Last Sunday, I argued in favour of showcasing Africa’s authentic imagery, calling upon commentators to embrace the Africanisation of the future. Even as I argued that case, I understood (still do) the daring challenges facing our dear continent, the world’s most complex place, the birthplace of humanity, yet one whose rich ancestry renders her more impoverished than those she bears! One challenge is the need for access to electricity. Even though Africa has made significant progress in the last seven decades, it remains dark, mirroring its precolonial external assessment by empirical hunters, who, dazzled by its gigantic size, observed that Africa was a dark continent. This proved to be a self-fulfilling prophecy.
There is a possibility, however, that this narrative will soon become history. At the end of the Springs Meetings in Washington later this week, the continent’s leading investors – the World Bank and the African Development Bank – announced a New Deal (here and here) – committing to lighting up Africa with a combined investment budget of 35 billion dollars. As part of this joint project, at least 300 million Africans will be connected to the grid by 2030, a huge step forward for Mother Africa! Africa needs access to electricity. Of the continent’s more than 1.4 million population, most of its young, at least 640 lack access to electricity. That is, 40% of the continent which is widely understood as the youngest in the world. Sub-Saharan Africa (excluding South Africa) in particular, has a per capita energy consumption of just 180 Kilowatts Per Hour (KWH), the lowest on earth.
Lack of electricity in Africa has direct implications for the continent’s development capabilities: stifles its capacity to conduct business with ease, its school systems are constrained, and infrastructural facilities are more costly than the global average due to high transactional costs emanating from the high cost of electricity (and lack of it thereof). This presents challenges to its socioeconomic development, particularly its industrialisation ambitions.
As argued by the African Development Bank’s President, Akinwumi Adesina in his New Deal Remarks, ‘No economy can industrialise in the Dark, and no economy that can be competitive in the dark.’ In his view, ‘Africa is simply tired of being in the dark.’ His counterpart, the World Bank’s President Ajay Banga, an Ex-Mastercard Chief Executive shares his enthusiasm. In Mr. Banga’s words, connecting Africa to the grid extends beyond industrialisation concerns, it is a question of a ‘basic human right’ because as Banga reveals, ‘it is hard to get people productive if you don’t give them access to electricity.’
The Banks’ Presidents are right. Industrialisation and human productivity are contingent on an electrified economy. The industrial revolution happened because of the steam engine! Africa’s growth would not be different. It requires electricity to industrialise and be productive.
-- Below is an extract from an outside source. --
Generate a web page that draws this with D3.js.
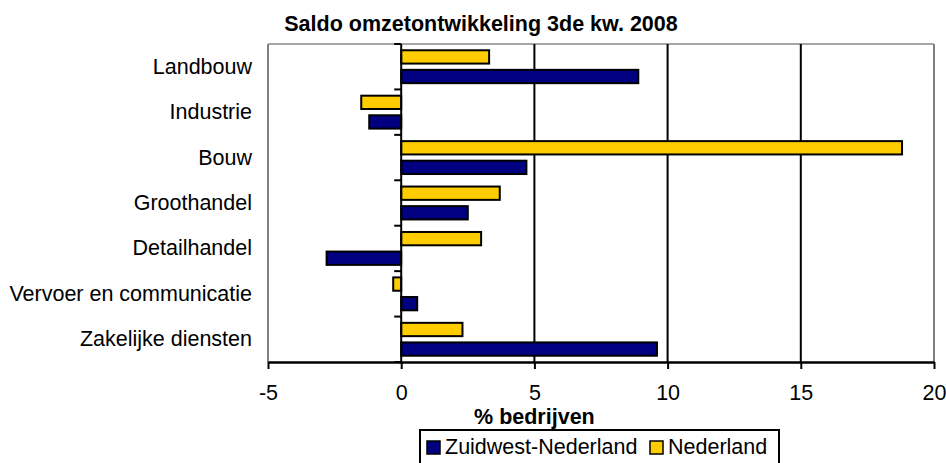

Oh no, it will be. According to the New Deal, the focus will be on the so-called ‘cleaner and safer sources of power – known entrepreneurially as ‘renewables.’ Although we still have more questions regarding their renewability, and the often-unannounced costs accompanying their usage.
On their part, the Banks speak of the urgency of employing ‘renewable energy’ to light up Africa. The African Development Bank in particular speaks of ‘providing 150 million households with access to clean cooking solutions’ by 2025! Yet the cost of renewables in Africa is already out of reach, let alone the technical details – including the African government’s inaccessibility to or their (un)willingness to commit dwindling public finances to the lighting project.
Coupled with the continent’s competitive (dis)advantage in climate financing, the new deal might never work according to the plan. According to Nigeria’s Muhammadu Buhari in this Op-Ed written two years ago, Africa’s energy needs are so many that it does not simply make sense to talk the continent into the so-called renewable power. In his words, ‘current energy demands cannot yet be met solely through weather-dependent solar and wind power.’ In the President’s rationale, fossil fuels can.
Nonetheless, it appears, just like all other development projects, the New Deal will yet be financed by the rich who often decide how the rest develop – including the imperative to abandon their dirty riches underneath the earth. Meanwhile, the World Bank expects its concessional arm, the International Development Association (IDA) to put the bill, lending out to the first African applicants who, desperate to light up their dark cities, will take up the loans as they did during the 80s and the 90s.
Will the New Deal make a difference? Is it better than what we already have? I have no immediate answers but current readers might find this opinion useful in which Tod Moss, an energy poverty commentator, reflects upon the Deal through his Three Big Questions. For me, I am excited, (cautiously I should add) about this but time will tell.